The Semiconductor Low Flow Standard (SLowFlowS), shown in Figure 2, comprises NIST’s two smaller RoR systems with nominal volumes of 0.3 L and 2.5 L, respectively. The RoR vessels in SLowFlowS are comprised of long, slender tubes for enhanced heat transfer, with 2 tubes for the 0.3 L system and 16 tubes for the 2.5 L system. The collection vessels in SLowFlowS are thermostatted with air instead of water to reduce the risk of corrosion and enhance safety, as the system is designed for use with both flammable and inert gases.

Description

While both the PVTt and RoR methods are volumetric, the PVTt method is a static volumetric method meaning that the pressure and temperature measurements are made under static conditions. In contrast, the RoR method requires these measurements to be made dynamically while gas accumulates in the collection vessel. Both methods require the volume of the collection vessel to be known and an equation of state for the gas species. The thermophysical property reference database, REFPROP is used.

When using the PVTt method, we begin by evacuating the gas in the collection vessel until a specified pressure is reached. Once the collection vessel reaches the desired pressure, we close the valve to the vacuum pump and wait for the remaining gas to reach thermal equilibrium before measuring its initial pressure and temperature. From these measurements, we determine the initial gas density and, subsequently, the initial mass in the collection vessel. While the gas in the collection vessel is evacuating, we simultaneously establish a steady flow through the flow meter being calibrated, directing the discharge through a bypass valve vented to the roof. To initiate flow collection, a diverter system is used to redirect the flow from the bypass to the collection vessel until a specified pressure is attained. Once this pressure is reached, the valve to the collection vessel closes, and the flow is redirected back to the bypass. We then wait for the gas in the collection vessel to reach thermal equilibrium before recording the final pressure and temperature, which allows us to determine the density and final mass. The difference in mass (final minus initial), divided by the collection time, gives the mass flow. A symmetric diversion process or connecting volume mass cancelation procedure is implemented to ensure that density changes in the connecting volume between the flow meter and the collection vessel are negligible.

In the RoR method, gas pressure and temperature in the collection vessel are measured at specified time intervals as steady flow from the flow meter being calibrated accumulates in the vessel. At each time interval, the pressure and temperature measurements are used to calculate the gas density, which is then multiplied by the collection vessel volume to determine the mass. A set of discrete time and mass data points is obtained. Since the mass flow from the flow meter is constant, the mass increase in the collection vessel is linear. A least squares linear regression is then applied to find the slope of the best-fit line to the mass versus time data. This slope represents the mass flow.
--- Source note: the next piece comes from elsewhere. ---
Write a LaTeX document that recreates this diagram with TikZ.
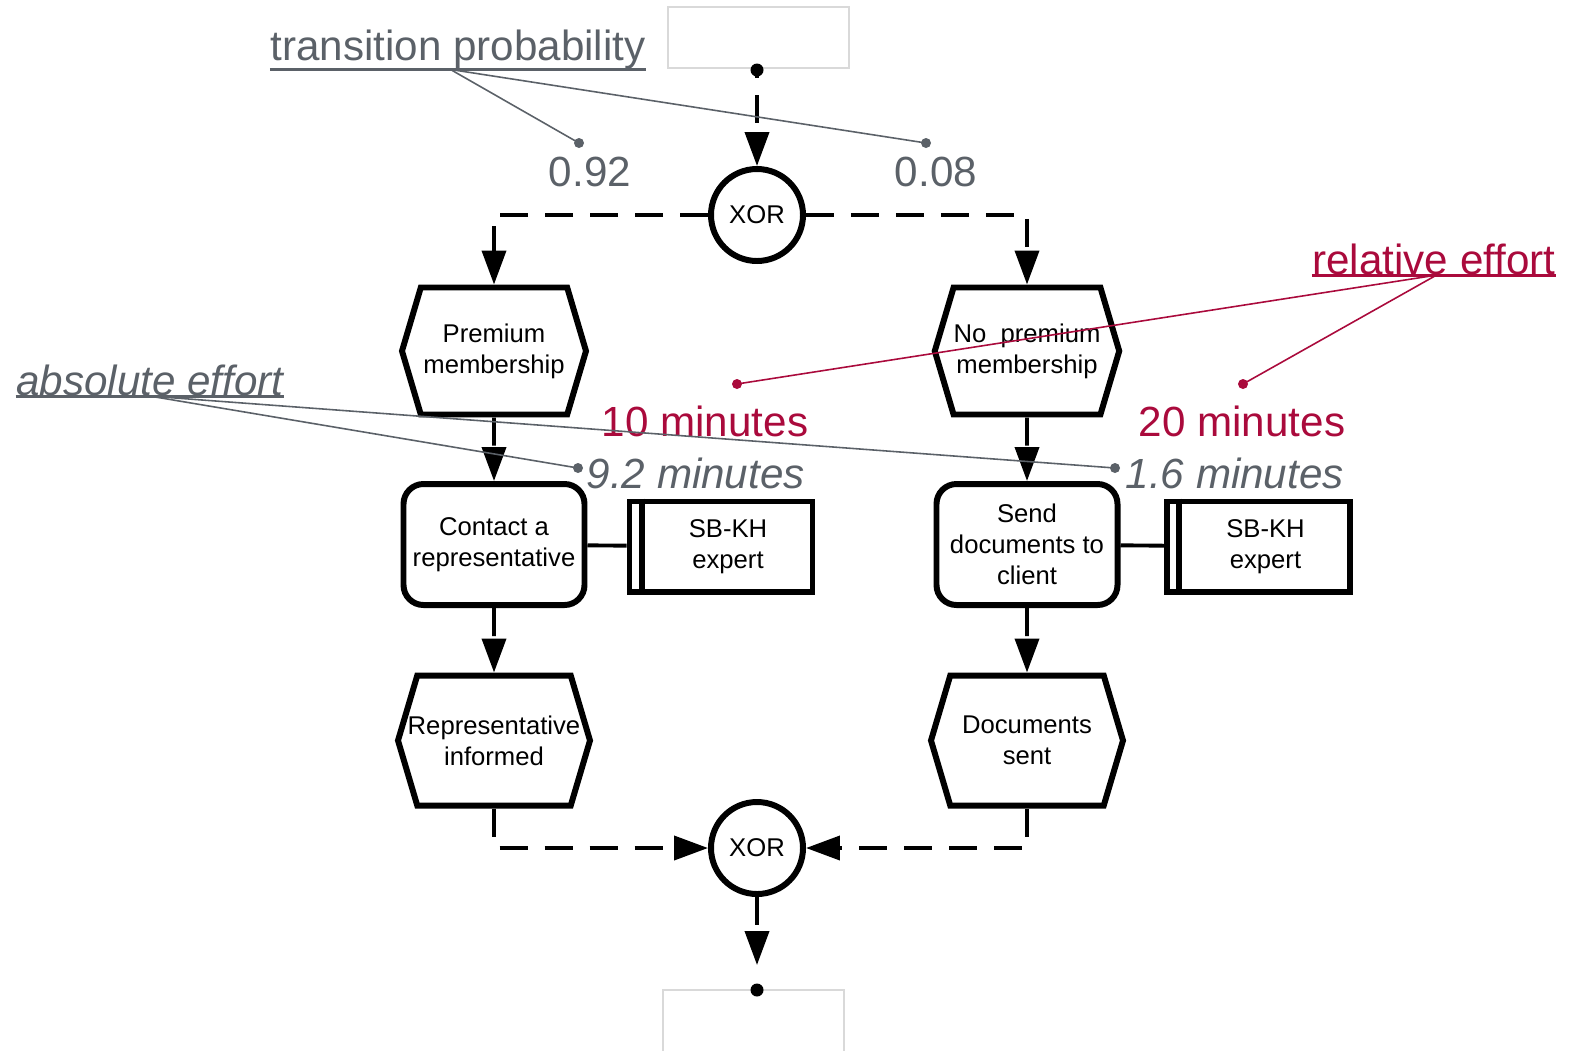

Key advantages of the RoR method over the PVTt method include:

• No diverter valve system is required, as mass is determined during the filling process.
• Faster collection times for "low" flows, as mass is calculated at each time interval, rather than waiting to fill the vessel to the required pressure to implement the PVTt connecting volume mass cancelation procedure

One challenge of the RoR method is accurately measuring the temperature during the filling process. As gas enters the collection vessel, it compresses the existing gas, causing a temperature increase and resulting in a transient, spatially non-uniform temperature distribution. The NIST RoR flow standard, SLowFlowS, addresses this challenge with a novel collection tank design that effectively dissipates energy from compression through conduction to the vessel walls. This newer design allows SLowFlowS to handle a wider flow range with lower uncertainty over most of the flow range compared to the 34 L RoR, as illustrated in Fig. 3.

NIST's primary gas flow standards are used to validate new gas flow standards developed by the FMG and are regularly validated through key comparisons with other National Metrology Institutes.

Measurement services

Figure 3 illustrates the flow range (in standard liters per minute, slm) of five NIST primary gas flow standards, plotted against the uncertainty in mass flow. The dashed lines (----) represent each standard. As shown in the figure, the standards were intentionally designed with overlapping flow ranges to facilitate direct comparisons and periodically validate their performance. Together, these five primary standards cover 8 decades of flow.

The low uncertainty of the primary standards is critical for accurately investigating the underlying physics of flow meters, including laminar flow elements (LFEs), critical flow venturis (CFVs), and turbine meters. By combining the fluid dynamic principles of these flow meters with state-of-the-art measurements, we can extend their operational range by accounting for species effects, ambient temperature effects, and other necessary corrections. As shown in the figure, we use these flow meters as working gas flow standards (WGFS) to calibrate customer flow meters, along with our primary standards. We leverage our understanding of the physics of our WGFS by orienting these flow meters in a parallel configuration to "bootstrap" to larger flows that exceed the capacity of our primary flow standards, as illustrated in Fig. 3. By combining our five primary standards and three types of secondary WGFS, we provide SI traceability for flow across 13 decades of flow.